Lhotse represents speech data as python objects, and provides efficient sampling and dataloading mechanisms. The core Lhotse concepts leveraged in NeMo integration are:
- Representation for individual examples: [Recording](https://lhotse.readthedocs.io/en/latest/corpus.html#recording-manifest), [SupervisionSegment](https://lhotse.readthedocs.io/en/latest/corpus.html#supervision-manifest), and [Cut](https://lhotse.readthedocs.io/en/latest/cuts.html#cuts).
- Representation for a dataset and/or mini-batch: [CutSet](https://lhotse.readthedocs.io/en/latest/api.html#lhotse.cut.CutSet).
- Samplers (stratified and non-stratified): [DynamicCutSampler](https://lhotse.readthedocs.io/en/latest/datasets.html#lhotse.dataset.sampling.DynamicCutSampler) and [DynamicBucketingSampler](https://lhotse.readthedocs.io/en/latest/datasets.html#lhotse.dataset.sampling.DynamicBucketingSampler).
- A specific method of blending multiple datasets together, based on a probabilistic multiplexer: [CutSet.mux](https://lhotse.readthedocs.io/en/latest/api.html?highlight=mux#lhotse.cut.CutSet.mux).

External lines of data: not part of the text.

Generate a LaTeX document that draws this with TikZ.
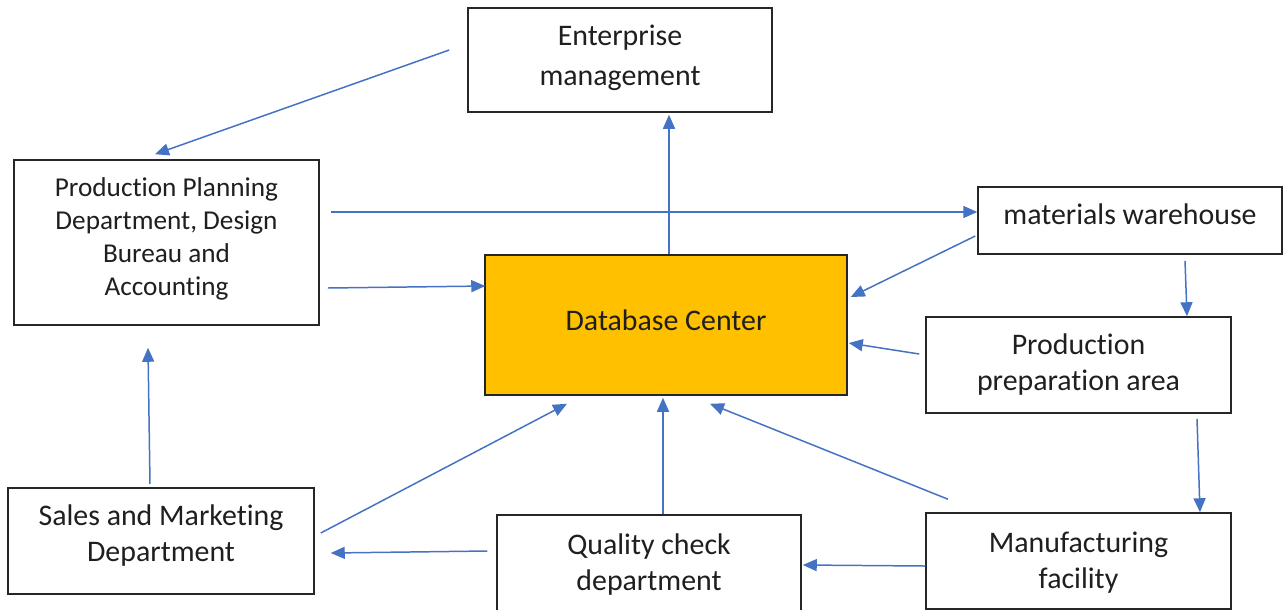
\documentclass[tikz,border=0pt]{standalone}
\usepackage{fontspec}
\setmainfont{Carlito}[Ligatures=NoCommon]
\usepackage{xcolor}
\usepackage{tikz}
\usetikzlibrary{positioning, arrows.meta, calc}
\definecolor{flow}{HTML}{4472C4}
\definecolor{edge}{HTML}{262626}
\definecolor{core}{HTML}{FFC000}
\definecolor{ink}{HTML}{1F1F1F}
\tikzset{
  box/.style   = {rectangle, draw=edge, line width=0.9pt, fill=white,
                  inner sep=0pt},
  dbbox/.style = {box, fill=core},
  txt/.style   = {align=center, text=ink, inner sep=0pt,
                  font=\fontsize{17}{20.5}\selectfont},
  arr/.style   = {-{Triangle[length=0.28cm,width=0.24cm]}, line width=0.85pt, draw=flow},
}

\begin{document}
\begin{tikzpicture}[x=0.02cm, y=-0.02cm]
  \useasboundingbox (0,0) rectangle (1283,609);

  % ----- boxes, text set as centre labels -----
  \node[box, minimum width=6.08cm, minimum height=2.08cm,
        label={[txt, font=\fontsize{17}{22.8}\selectfont, yshift=0.05cm]center:Enterprise\\management}]
        (ent) at (620,60) {};
  \node[box, minimum width=6.1cm, minimum height=3.3cm,
        label={[txt, font=\fontsize{15.5}{18.8}\selectfont, yshift=0.08cm]center:Production Planning\\Department, Design\\Bureau and\\Accounting}]
        (ppd) at (166.5,242.5) {};
  \node[box, minimum width=6.08cm, minimum height=1.34cm,
        label={[txt, yshift=0.12cm]center:materials warehouse}]
        (mw) at (1130,220.5) {};
  \node[dbbox, minimum width=7.24cm, minimum height=2.8cm,
        label={[txt, yshift=0.1cm]center:Database Center}]
        (db) at (666,325) {};
  \node[box, minimum width=6.1cm, minimum height=1.92cm,
        label={[txt]center:Production\\preparation area}]
        (prep) at (1078.5,365) {};
  \node[box, minimum width=6.12cm, minimum height=2.12cm,
        label={[txt, yshift=0.1cm]center:Sales and Marketing\\Department}]
        (sales) at (161,541) {};
  \node[box, minimum width=6.08cm, minimum height=1.92cm,
        label={[txt, yshift=-0.04cm]center:Quality check\\department}]
        (qc) at (649,563) {};
  \node[box, minimum width=6.1cm, minimum height=1.92cm,
        label={[txt, yshift=-0.04cm]center:Manufacturing\\facility}]
        (mfg) at (1078.5,561) {};

  % ----- connectors -----
  \draw[arr] ($(ent.west)+(-18,-10)$) -- ($(ppd.north)+(-11.5,-5)$);
  \draw[arr] ($(ppd.east)+(11,-30.5)$) -- ($(mw.west)+(0,-8.5)$);
  \draw[arr] ($(ppd.east)+(8,45.5)$) -- ($(db.west)+(1,-39)$);
  \draw[arr] ($(db.north)+(3,0)$) -- ($(ent.south)+(49,2)$);
  \draw[arr] ($(mw.west)+(-2,15.5)$) -- ($(db.east)+(3,-28)$);
  \draw[arr] ($(mw.south)+(55,6)$) -- ($(prep.north)+(108.5,0)$);
  \draw[arr] ($(prep.west)+(-6,-11)$) -- ($(db.east)+(1,18)$);
  \draw[arr] ($(prep.south)+(118.5,5)$) -- ($(mfg.north)+(121.5,0)$);
  \draw[arr] ($(mfg.north)+(-130.5,-13)$) -- ($(db.south)+(44,8)$);
  \draw[arr] ($(qc.north)+(14,0)$) -- ($(db.south)+(-3,2)$);
  \draw[arr] ($(sales.east)+(6,-8)$) -- ($(db.south)+(-99,8)$);
  \draw[arr] ($(qc.west)+(-9,-12)$) -- ($(sales.east)+(16,12)$);
  \draw[arr] ($(mfg.west)+(0,5)$) -- ($(qc.east)+(1,2)$);
  \draw[arr] ($(sales.north)+(-11,-3)$) -- ($(ppd.south)+(-18.5,22)$);

\end{tikzpicture}
\end{document}
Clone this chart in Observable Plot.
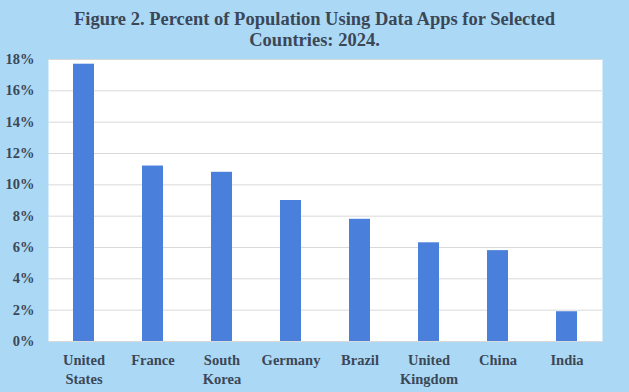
<!DOCTYPE html>
<html>
<head>
<meta charset="utf-8">
<script src="https://cdn.jsdelivr.net/npm/d3@7"></script>
<script src="https://cdn.jsdelivr.net/npm/@observablehq/plot@0.6"></script>
<style>
  html, body { margin: 0; padding: 0; background: #abd9f5; }
  #wrap { width: 629px; height: 392px; overflow: hidden; background: #abd9f5; }
  #title { height: 52px; box-sizing: border-box; padding-top: 9px; text-align: center;
    font-family: "Liberation Serif", "Times New Roman", serif; font-weight: bold;
    font-size: 18.5px; line-height: 21px; color: #3b4757; }
  svg { display: block; }
</style>
</head>
<body>
<div id="wrap">
  <div id="title">Figure 2. Percent of Population Using Data Apps for Selected<br>Countries: 2024.</div>
  <div id="chart"></div>
</div>
<script>
const countries = ["United States", "France", "South Korea", "Germany", "Brazil", "United Kingdom", "China", "India"];
const labels = ["United\nStates", "France", "South\nKorea", "Germany", "Brazil", "United\nKingdom", "China", "India"];
const percents = [17.7, 11.2, 10.8, 9.0, 7.8, 6.3, 5.8, 1.9];
const yTicks = [0, 2, 4, 6, 8, 10, 12, 14, 16, 18];

const data = countries.map((c, i) => ({country: c, label: labels[i], value: percents[i]}));
const labelOf = new Map(countries.map((c, i) => [c, labels[i]]));
const font = "'Liberation Serif', 'Times New Roman', serif";
const textColor = "#3b4757";

const chart = Plot.plot({
  width: 629,
  height: 340,
  marginTop: 7,
  marginBottom: 51,
  marginLeft: 48,
  marginRight: 27,
  style: {fontFamily: font, background: "transparent", color: textColor},
  x: {domain: countries, padding: 0.695, paddingOuter: 0.35, label: null},
  y: {domain: [0, 18], label: null},
  marks: [
    Plot.frame({fill: "white", stroke: null}),
    Plot.ruleY(yTicks, {stroke: "#d9d9d9", strokeWidth: 1}),
    Plot.barY(data, {x: "country", y: "value", fill: "#4a7fdc"}),
    Plot.axisY({ticks: yTicks, tickFormat: d => d + "%", tickSize: 0, tickPadding: 14,
      fontSize: 14.5, fontWeight: "bold", fill: textColor, label: null}),
    Plot.axisX({tickFormat: d => labelOf.get(d), tickSize: 0, tickPadding: 10,
      fontSize: 14.5, fontWeight: "bold", fill: textColor, lineHeight: 1.3, label: null})
  ]
});
document.getElementById("chart").appendChild(chart);
</script>
</body>
</html>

### How is Lhotse integrated into NeMo?

Like NeMo, Lhotse leverages JSON Lines (JSONL) format to keep metadata in manifests. Unlike NeMo, Lhotse's manifests are mapped into Python objects. Most data represented by NeMo manifests are a special case supported by Lhotse and can be adapted on-the-fly to be directly read as a Lhotse `CutSet`. This conversion is enabled by [LazyNeMoIterator](https://github.com/NVIDIA/NeMo/blob/main/nemo/collections/common/data/lhotse/nemo_adapters.py#L33) and [LazyTarredNeMoIterator](https://github.com/NVIDIA/NeMo/blob/main/nemo/collections/common/data/lhotse/nemo_adapters.py#L131) classes inside NeMo.

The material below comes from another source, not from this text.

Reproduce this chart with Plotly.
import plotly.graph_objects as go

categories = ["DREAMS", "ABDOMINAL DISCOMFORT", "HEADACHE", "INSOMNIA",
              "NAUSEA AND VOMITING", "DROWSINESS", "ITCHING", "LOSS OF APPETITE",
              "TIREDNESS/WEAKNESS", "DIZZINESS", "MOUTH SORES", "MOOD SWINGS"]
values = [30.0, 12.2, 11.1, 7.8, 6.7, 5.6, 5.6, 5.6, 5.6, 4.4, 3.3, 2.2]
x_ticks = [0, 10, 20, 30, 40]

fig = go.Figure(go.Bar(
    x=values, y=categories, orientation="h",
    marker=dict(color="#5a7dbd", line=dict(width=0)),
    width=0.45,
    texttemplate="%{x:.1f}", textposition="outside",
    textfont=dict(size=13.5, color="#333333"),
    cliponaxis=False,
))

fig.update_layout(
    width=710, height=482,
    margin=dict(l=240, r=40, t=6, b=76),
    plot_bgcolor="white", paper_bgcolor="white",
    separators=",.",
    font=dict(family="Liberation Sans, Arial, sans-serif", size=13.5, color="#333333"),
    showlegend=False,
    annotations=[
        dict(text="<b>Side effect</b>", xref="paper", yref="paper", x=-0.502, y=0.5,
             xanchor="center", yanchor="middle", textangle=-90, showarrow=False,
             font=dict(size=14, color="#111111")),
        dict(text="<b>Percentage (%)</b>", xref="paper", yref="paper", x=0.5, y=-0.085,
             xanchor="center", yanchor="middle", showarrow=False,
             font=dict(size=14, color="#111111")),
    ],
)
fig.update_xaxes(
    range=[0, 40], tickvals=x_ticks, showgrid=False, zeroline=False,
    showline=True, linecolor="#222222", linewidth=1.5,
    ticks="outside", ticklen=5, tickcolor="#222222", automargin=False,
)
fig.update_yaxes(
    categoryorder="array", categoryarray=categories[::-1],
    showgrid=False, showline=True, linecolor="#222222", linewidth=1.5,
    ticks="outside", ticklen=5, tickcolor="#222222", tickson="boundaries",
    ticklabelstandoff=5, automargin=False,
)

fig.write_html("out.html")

Building a `DataLoader` with Lhotse relies heavily on `CutSampler` to sample a mini-batch on metadata level as a `CutSet`, which is then passed to a map-style PyTorch dataset that converts the `CutSet` to a tuple/dict of tensors. This is covered in more detail in Lhotse tutorials:
- Introductory tutorial [![Colab](https://colab.research.google.com/assets/colab-badge.svg)](https://colab.research.google.com/github/lhotse-speech/lhotse/blob/master/examples/00-basic-workflow.ipynb)
- Tutorial on Lhotse Shar format ("tarred" data format in Lhotse): [![Colab](https://colab.research.google.com/assets/colab-badge.svg)](https://colab.research.google.com/github/lhotse-speech/lhotse/blob/master/examples/04-lhotse-shar.ipynb)

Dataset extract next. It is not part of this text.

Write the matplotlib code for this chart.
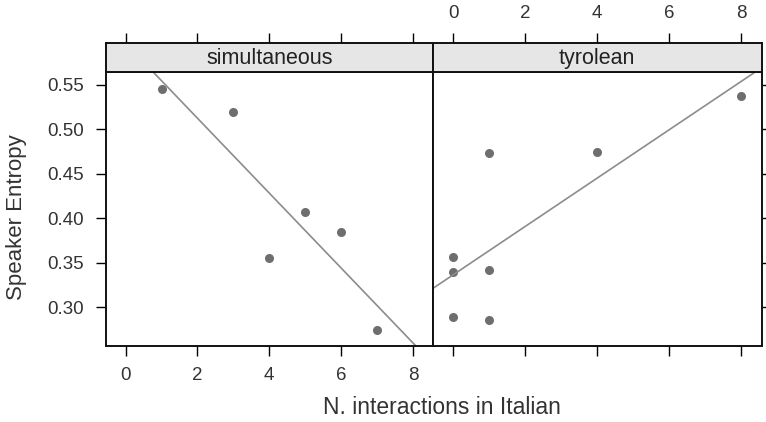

The dataloader is being constructed in NeMo from a dataset configuration using function [get_lhotse_dataloader_from_config](https://github.com/NVIDIA/NeMo/blob/main/nemo/collections/common/data/lhotse/dataloader.py#L103).

### Getting mini LibriSpeech

For the sake of the tutorial, we'll be using very small datasets to keep things quick. The first example is mini LibriSpeech, a 5h train set and 2h dev set collection that was released alongside the popular LibriSpeech dataset. Lhotse provides a download function that fetches and unpacks the archive with data, and a prepare function that creates Lhotse manifests.

In [None]:
libri_root = download_librispeech(root_dir, dataset_parts="mini_librispeech")

libri = prepare_librispeech(
    libri_root, output_dir=root_dir, num_jobs=num_jobs
)

for split in ("train-clean-5", "dev-clean-2"):
    (
        CutSet
        .from_manifests(**libri[split])
        .to_file(f"data/librispeech_cuts_{split}.jsonl.gz")
    )

# Training NeMo models with Lhotse 

For quick illustration, we'll fine-tune a small NeMo model `nvidia/stt_en_conformer_ctc_small` for 100 steps, running a validation every 50 steps. When training from scratch, you'd simply use a different NeMo script, while keeping the same dataloading options (perhaps tuning the batch size settings to fit your model choice).

**Technical note.** We train using existing NeMo `speech_to_text_finetune.py` script to illustrate real-world usage patterns of NeMo. If you're unfamiliar with running bash commands from a Jupyter notebook, starting the line with an exclamation mark `!` runs a single command, and starting a cell with `%%bash -s {var}` runs the whole cell in bash, and passes `var` as argument `$1` (subsequent -s args will be passed as `$2`, `$3`, and so on). 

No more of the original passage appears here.